▸ Prompt
All of the lines below are to be printed again exactly; images are excluded from the output.

▸ Dataset section

○ ○ ○ ○ ○ ○ ○

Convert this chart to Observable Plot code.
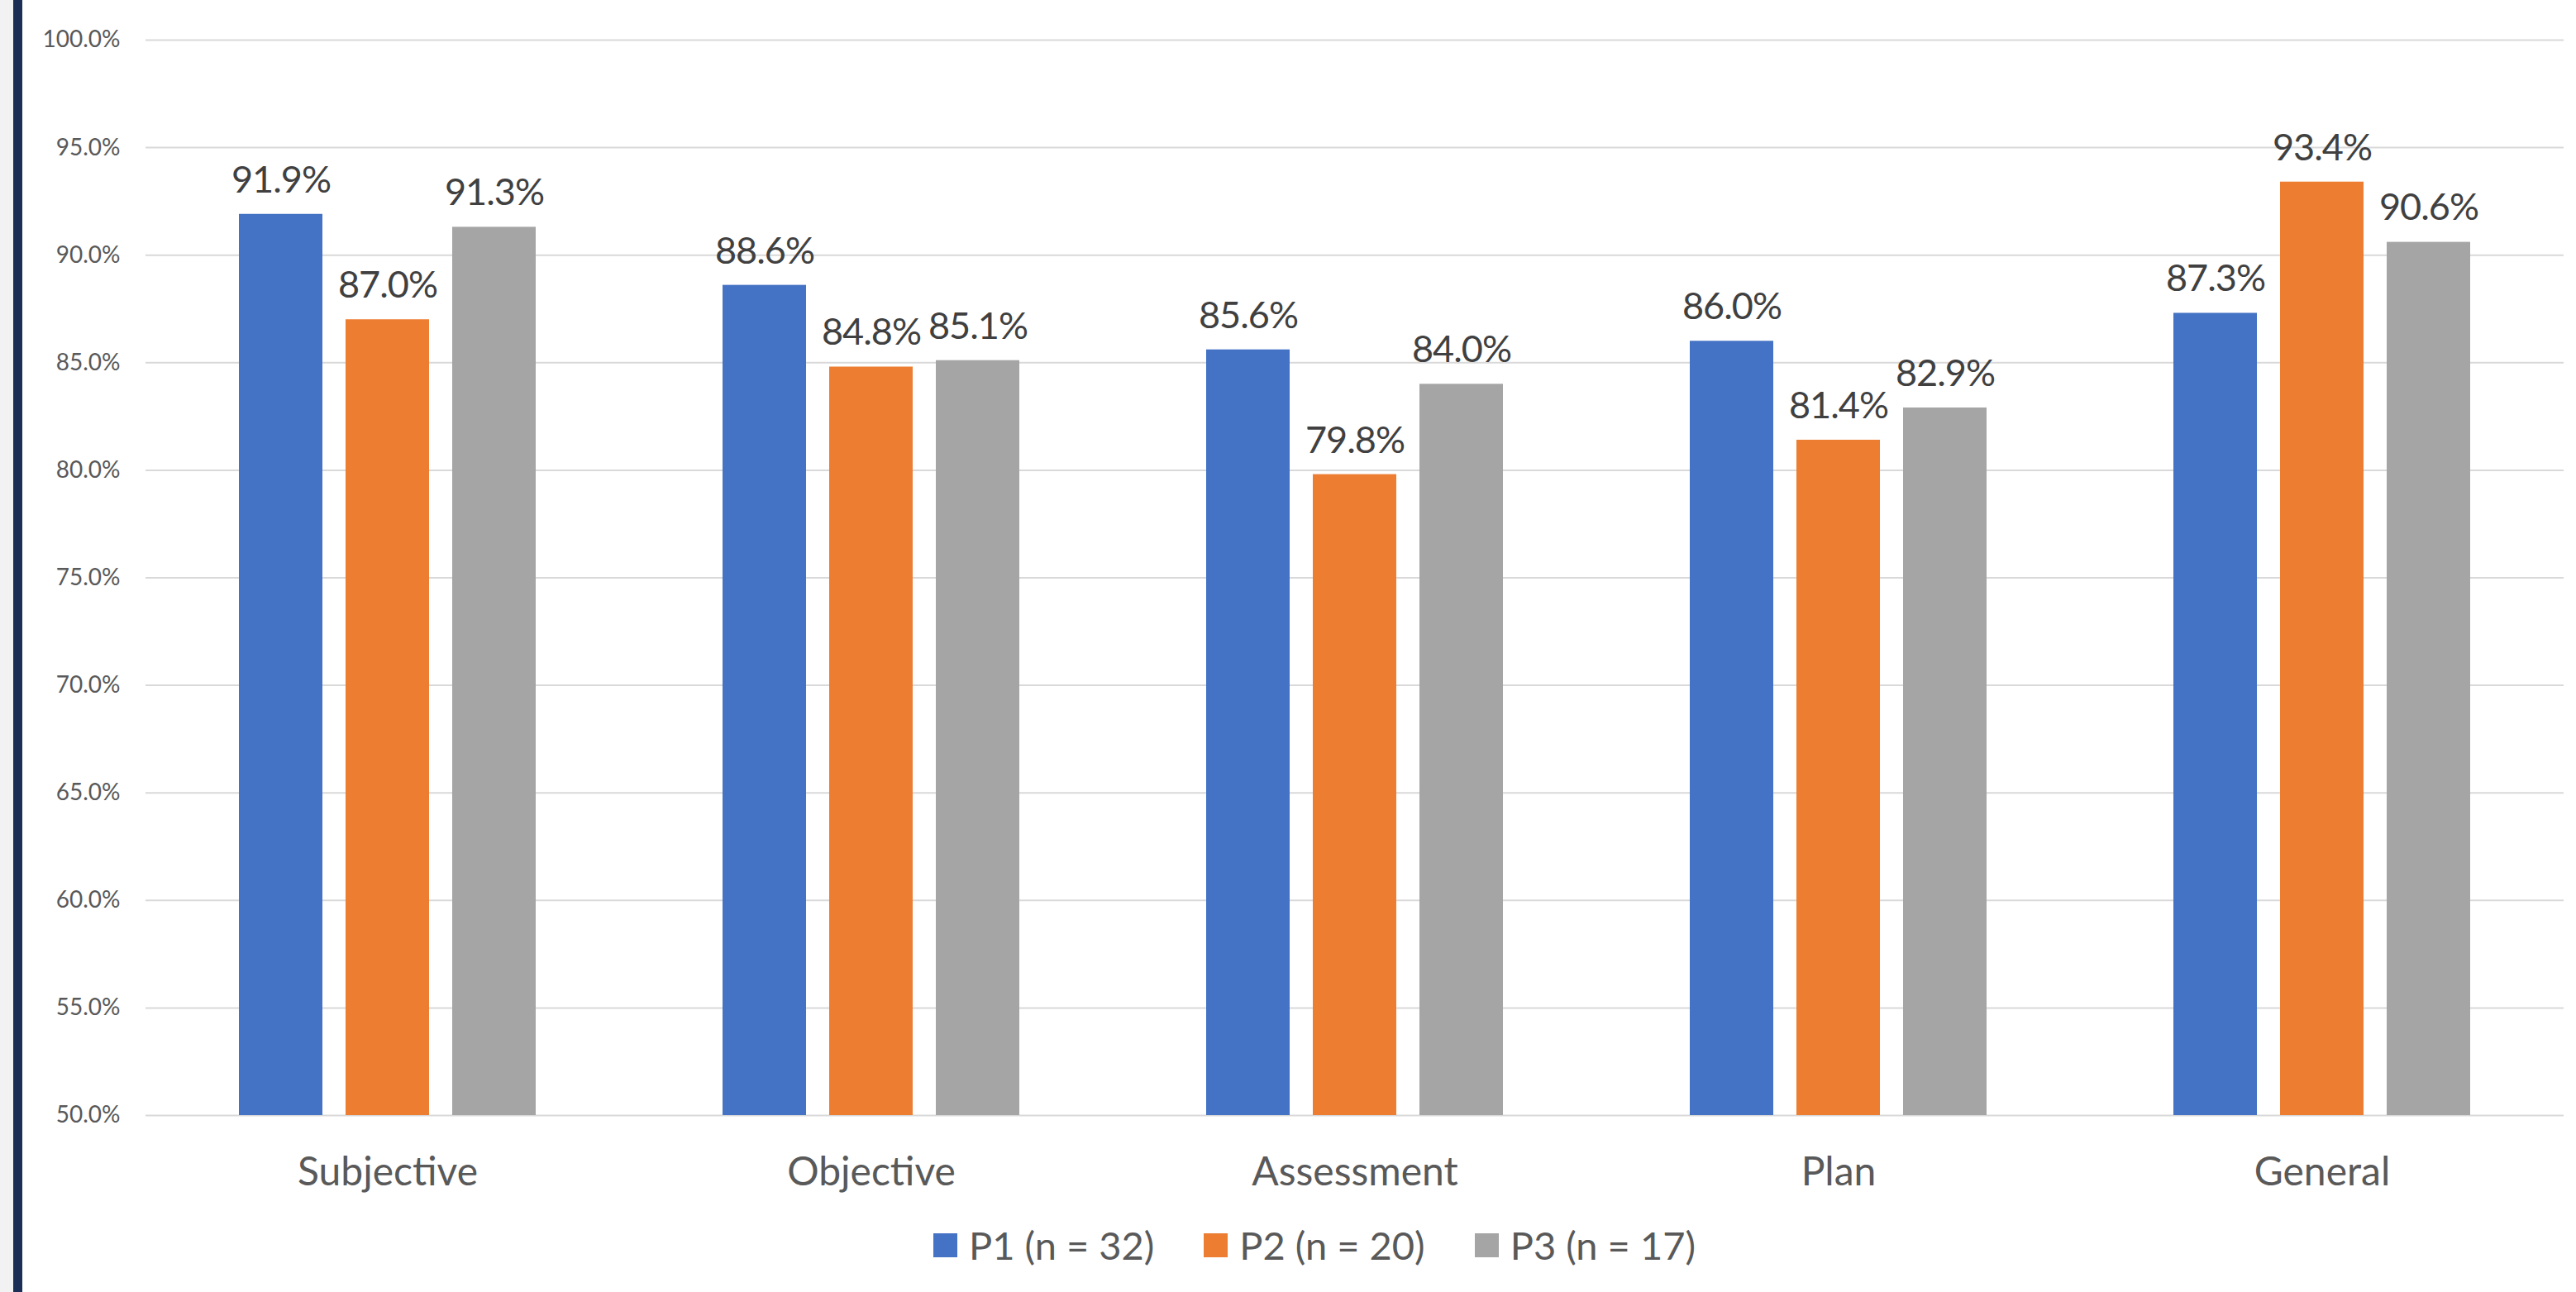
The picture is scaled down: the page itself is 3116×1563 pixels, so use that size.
<!DOCTYPE html>
<html>
<head>
<meta charset="utf-8">
<script src="https://cdn.jsdelivr.net/npm/d3@7"></script>
<script src="https://cdn.jsdelivr.net/npm/@observablehq/plot@0.6"></script>
<style>
  html, body { margin: 0; padding: 0; background: #ffffff; }
  body { width: 3116px; height: 1563px; position: relative; overflow: hidden; font-family: Lato, "Open Sans", sans-serif; }
  #leftgray { position: absolute; left: 0; top: 0; width: 16px; height: 1563px; background: #f2f2f2; }
  #leftnavy { position: absolute; left: 16px; top: 0; width: 11px; height: 1563px; background: #1b2f56; }
  #chart { position: absolute; left: 0; top: 0; }
  #chart .datalabel text { letter-spacing: -1px; }
  #legend { position: absolute; left: 0; top: 1478px; width: 3116px; display: flex; justify-content: center; align-items: center; padding-left: 64px; box-sizing: border-box; }
  .item { display: flex; align-items: center; margin: 0 30px; font-size: 47px; color: #595959; font-family: Lato, sans-serif; }
  .swatch { width: 29px; height: 29px; margin-right: 14px; }
</style>
</head>
<body>
<div id="leftgray"></div>
<div id="leftnavy"></div>
<div id="chart"></div>
<div id="legend"></div>
<script>
// ---- data ----
const categories = ["Subjective", "Objective", "Assessment", "Plan", "General"];
const seriesNames = ["P1 (n = 32)", "P2 (n = 20)", "P3 (n = 17)"];
const seriesColors = ["#4472C4", "#ED7D31", "#A5A5A5"];
const p1Values = [0.919, 0.886, 0.856, 0.860, 0.873];
const p2Values = [0.870, 0.848, 0.798, 0.814, 0.934];
const p3Values = [0.913, 0.851, 0.840, 0.829, 0.906];
const yTicks = [0.50, 0.55, 0.60, 0.65, 0.70, 0.75, 0.80, 0.85, 0.90, 0.95, 1.00];
const yMin = 0.5, yMax = 1.0;

const seriesValues = [p1Values, p2Values, p3Values];
const rows = [];
categories.forEach((c, i) => {
  seriesNames.forEach((s, j) => {
    rows.push({category: c, series: s, value: seriesValues[j][i]});
  });
});

const fmt = d3.format(".1%");

const chart = Plot.plot({
  width: 3116,
  height: 1470,
  marginLeft: 174,
  marginRight: 14,
  marginTop: 48,
  marginBottom: 121,
  style: {fontFamily: "Lato, sans-serif", background: "transparent"},
  fx: {domain: categories, padding: 0, label: null, axis: null},
  x: {domain: seriesNames, paddingInner: 0.215, paddingOuter: 0.86, axis: null},
  y: {domain: [yMin, yMax], ticks: yTicks, axis: null},
  color: {domain: seriesNames, range: seriesColors},
  marks: [
    Plot.ruleY(yTicks, {stroke: "#d9d9d9", strokeWidth: 2}),
    Plot.barY(rows, {fx: "category", x: "series", y1: yMin, y2: "value", fill: "series"}),
    Plot.text(rows, {fx: "category", x: "series", y: "value", text: d => fmt(d.value),
      dy: -41, fontSize: 45, fill: "#404040", className: "datalabel"}),
    Plot.axisY({ticks: yTicks, tickFormat: fmt, tickSize: 0, tickPadding: 31,
      fontSize: 28, color: "#595959", label: null}),
    Plot.axisFx({anchor: "bottom", domain: categories, tickSize: 0, tickPadding: 50, fontSize: 48,
      color: "#595959", label: null})
  ]
});
document.getElementById("chart").appendChild(chart);

const legend = document.getElementById("legend");
seriesNames.forEach((s, j) => {
  const it = document.createElement("div");
  it.className = "item";
  const sw = document.createElement("div");
  sw.className = "swatch";
  sw.style.background = seriesColors[j];
  const tx = document.createElement("span");
  tx.textContent = s;
  it.appendChild(sw); it.appendChild(tx);
  legend.appendChild(it);
});
</script>
</body>
</html>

○ ○ ○ ○ ○ ○ ○

▸ Task response
Convert this chart to Observable Plot code.
The picture is scaled down: the page itself is 3116×1563 pixels, so use that size.
<!DOCTYPE html>
<html>
<head>
<meta charset="utf-8">
<script src="https://cdn.jsdelivr.net/npm/d3@7"></script>
<script src="https://cdn.jsdelivr.net/npm/@observablehq/plot@0.6"></script>
<style>
  html, body { margin: 0; padding: 0; background: #ffffff; }
  body { width: 3116px; height: 1563px; position: relative; overflow: hidden; font-family: Lato, "Open Sans", sans-serif; }
  #leftgray { position: absolute; left: 0; top: 0; width: 16px; height: 1563px; background: #f2f2f2; }
  #leftnavy { position: absolute; left: 16px; top: 0; width: 11px; height: 1563px; background: #1b2f56; }
  #chart { position: absolute; left: 0; top: 0; }
  #chart .datalabel text { letter-spacing: -1px; }
  #legend { position: absolute; left: 0; top: 1478px; width: 3116px; display: flex; justify-content: center; align-items: center; padding-left: 64px; box-sizing: border-box; }
  .item { display: flex; align-items: center; margin: 0 30px; font-size: 47px; color: #595959; font-family: Lato, sans-serif; }
  .swatch { width: 29px; height: 29px; margin-right: 14px; }
</style>
</head>
<body>
<div id="leftgray"></div>
<div id="leftnavy"></div>
<div id="chart"></div>
<div id="legend"></div>
<script>
// ---- data ----
const categories = ["Subjective", "Objective", "Assessment", "Plan", "General"];
const seriesNames = ["P1 (n = 32)", "P2 (n = 20)", "P3 (n = 17)"];
const seriesColors = ["#4472C4", "#ED7D31", "#A5A5A5"];
const p1Values = [0.919, 0.886, 0.856, 0.860, 0.873];
const p2Values = [0.870, 0.848, 0.798, 0.814, 0.934];
const p3Values = [0.913, 0.851, 0.840, 0.829, 0.906];
const yTicks = [0.50, 0.55, 0.60, 0.65, 0.70, 0.75, 0.80, 0.85, 0.90, 0.95, 1.00];
const yMin = 0.5, yMax = 1.0;

const seriesValues = [p1Values, p2Values, p3Values];
const rows = [];
categories.forEach((c, i) => {
  seriesNames.forEach((s, j) => {
    rows.push({category: c, series: s, value: seriesValues[j][i]});
  });
});

const fmt = d3.format(".1%");

const chart = Plot.plot({
  width: 3116,
  height: 1470,
  marginLeft: 174,
  marginRight: 14,
  marginTop: 48,
  marginBottom: 121,
  style: {fontFamily: "Lato, sans-serif", background: "transparent"},
  fx: {domain: categories, padding: 0, label: null, axis: null},
  x: {domain: seriesNames, paddingInner: 0.215, paddingOuter: 0.86, axis: null},
  y: {domain: [yMin, yMax], ticks: yTicks, axis: null},
  color: {domain: seriesNames, range: seriesColors},
  marks: [
    Plot.ruleY(yTicks, {stroke: "#d9d9d9", strokeWidth: 2}),
    Plot.barY(rows, {fx: "category", x: "series", y1: yMin, y2: "value", fill: "series"}),
    Plot.text(rows, {fx: "category", x: "series", y: "value", text: d => fmt(d.value),
      dy: -41, fontSize: 45, fill: "#404040", className: "datalabel"}),
    Plot.axisY({ticks: yTicks, tickFormat: fmt, tickSize: 0, tickPadding: 31,
      fontSize: 28, color: "#595959", label: null}),
    Plot.axisFx({anchor: "bottom", domain: categories, tickSize: 0, tickPadding: 50, fontSize: 48,
      color: "#595959", label: null})
  ]
});
document.getElementById("chart").appendChild(chart);

const legend = document.getElementById("legend");
seriesNames.forEach((s, j) => {
  const it = document.createElement("div");
  it.className = "item";
  const sw = document.createElement("div");
  sw.className = "swatch";
  sw.style.background = seriesColors[j];
  const tx = document.createElement("span");
  tx.textContent = s;
  it.appendChild(sw); it.appendChild(tx);
  legend.appendChild(it);
});
</script>
</body>
</html>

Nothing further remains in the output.